▶ _TO BE DONE_
Nothing but the lines from the top of the data to the line holding "W, H = 1079, 647" should be printed, word for word and both ends included; leave the pictures out.
*****
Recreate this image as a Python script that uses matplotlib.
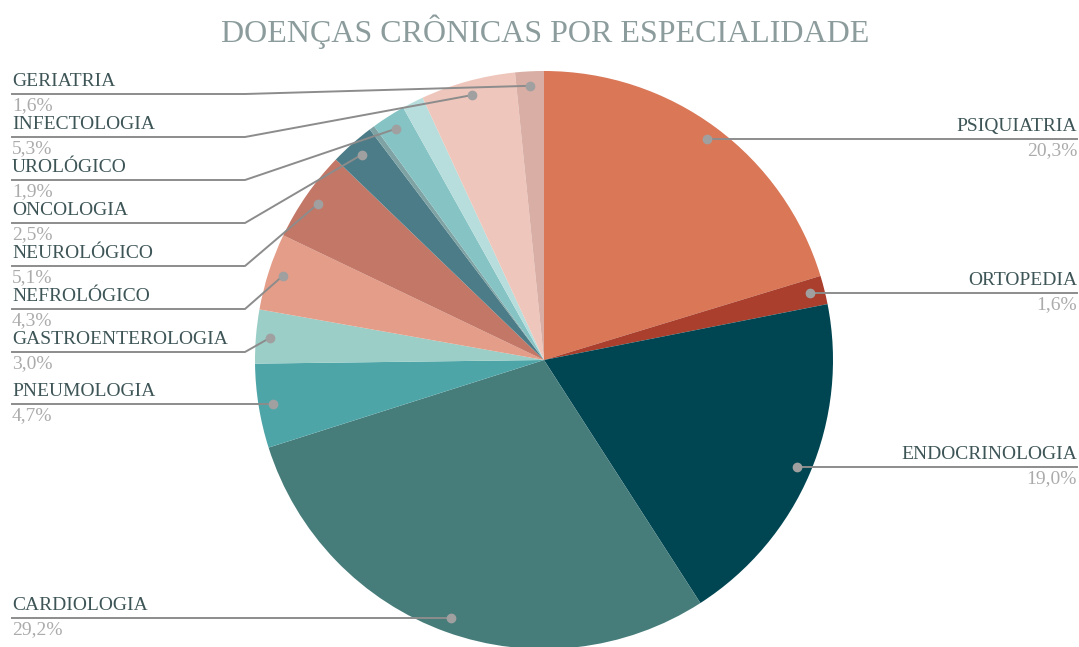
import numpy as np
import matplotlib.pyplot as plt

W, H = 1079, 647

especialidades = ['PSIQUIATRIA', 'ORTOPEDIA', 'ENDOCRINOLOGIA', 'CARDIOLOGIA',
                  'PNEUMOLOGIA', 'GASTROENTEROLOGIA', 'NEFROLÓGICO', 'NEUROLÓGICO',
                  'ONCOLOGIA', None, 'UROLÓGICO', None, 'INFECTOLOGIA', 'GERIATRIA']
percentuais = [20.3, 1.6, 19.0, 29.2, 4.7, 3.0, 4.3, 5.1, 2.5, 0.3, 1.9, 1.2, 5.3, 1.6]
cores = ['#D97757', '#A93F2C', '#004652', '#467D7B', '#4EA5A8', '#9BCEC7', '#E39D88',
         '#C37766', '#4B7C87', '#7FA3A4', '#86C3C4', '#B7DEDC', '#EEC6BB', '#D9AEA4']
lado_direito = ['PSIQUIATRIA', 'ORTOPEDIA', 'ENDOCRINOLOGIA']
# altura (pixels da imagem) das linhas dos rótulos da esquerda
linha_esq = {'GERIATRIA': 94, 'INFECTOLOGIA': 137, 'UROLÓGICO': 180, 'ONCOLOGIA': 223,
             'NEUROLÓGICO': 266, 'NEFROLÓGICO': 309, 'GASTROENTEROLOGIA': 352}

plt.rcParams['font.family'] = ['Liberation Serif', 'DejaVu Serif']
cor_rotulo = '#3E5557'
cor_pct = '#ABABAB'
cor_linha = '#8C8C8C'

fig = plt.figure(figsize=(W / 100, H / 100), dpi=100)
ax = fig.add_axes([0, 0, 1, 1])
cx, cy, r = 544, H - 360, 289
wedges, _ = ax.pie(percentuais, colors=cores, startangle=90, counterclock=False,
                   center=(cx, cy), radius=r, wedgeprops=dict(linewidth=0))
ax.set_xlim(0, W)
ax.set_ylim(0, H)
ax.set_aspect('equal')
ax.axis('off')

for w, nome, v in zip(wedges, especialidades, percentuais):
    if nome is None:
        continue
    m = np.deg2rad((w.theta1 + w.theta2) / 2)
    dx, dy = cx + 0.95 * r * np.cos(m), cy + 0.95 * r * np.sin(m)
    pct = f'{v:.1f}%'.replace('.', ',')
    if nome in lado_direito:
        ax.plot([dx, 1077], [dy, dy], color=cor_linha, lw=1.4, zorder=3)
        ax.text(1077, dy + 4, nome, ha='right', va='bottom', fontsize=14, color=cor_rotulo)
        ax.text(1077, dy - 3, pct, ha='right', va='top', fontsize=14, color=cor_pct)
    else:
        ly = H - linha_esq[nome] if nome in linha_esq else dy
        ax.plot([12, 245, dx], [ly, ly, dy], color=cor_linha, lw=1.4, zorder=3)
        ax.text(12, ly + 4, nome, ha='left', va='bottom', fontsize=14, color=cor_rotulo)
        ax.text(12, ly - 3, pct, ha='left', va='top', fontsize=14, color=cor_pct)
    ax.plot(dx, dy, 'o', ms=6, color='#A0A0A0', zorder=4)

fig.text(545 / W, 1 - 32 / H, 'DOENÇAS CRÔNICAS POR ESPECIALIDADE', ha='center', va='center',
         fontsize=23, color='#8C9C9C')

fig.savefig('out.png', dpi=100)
*****
▶ _TASK RESULT_
Recreate this image as a Python script that uses matplotlib.
import numpy as np
import matplotlib.pyplot as plt

W, H = 1079, 647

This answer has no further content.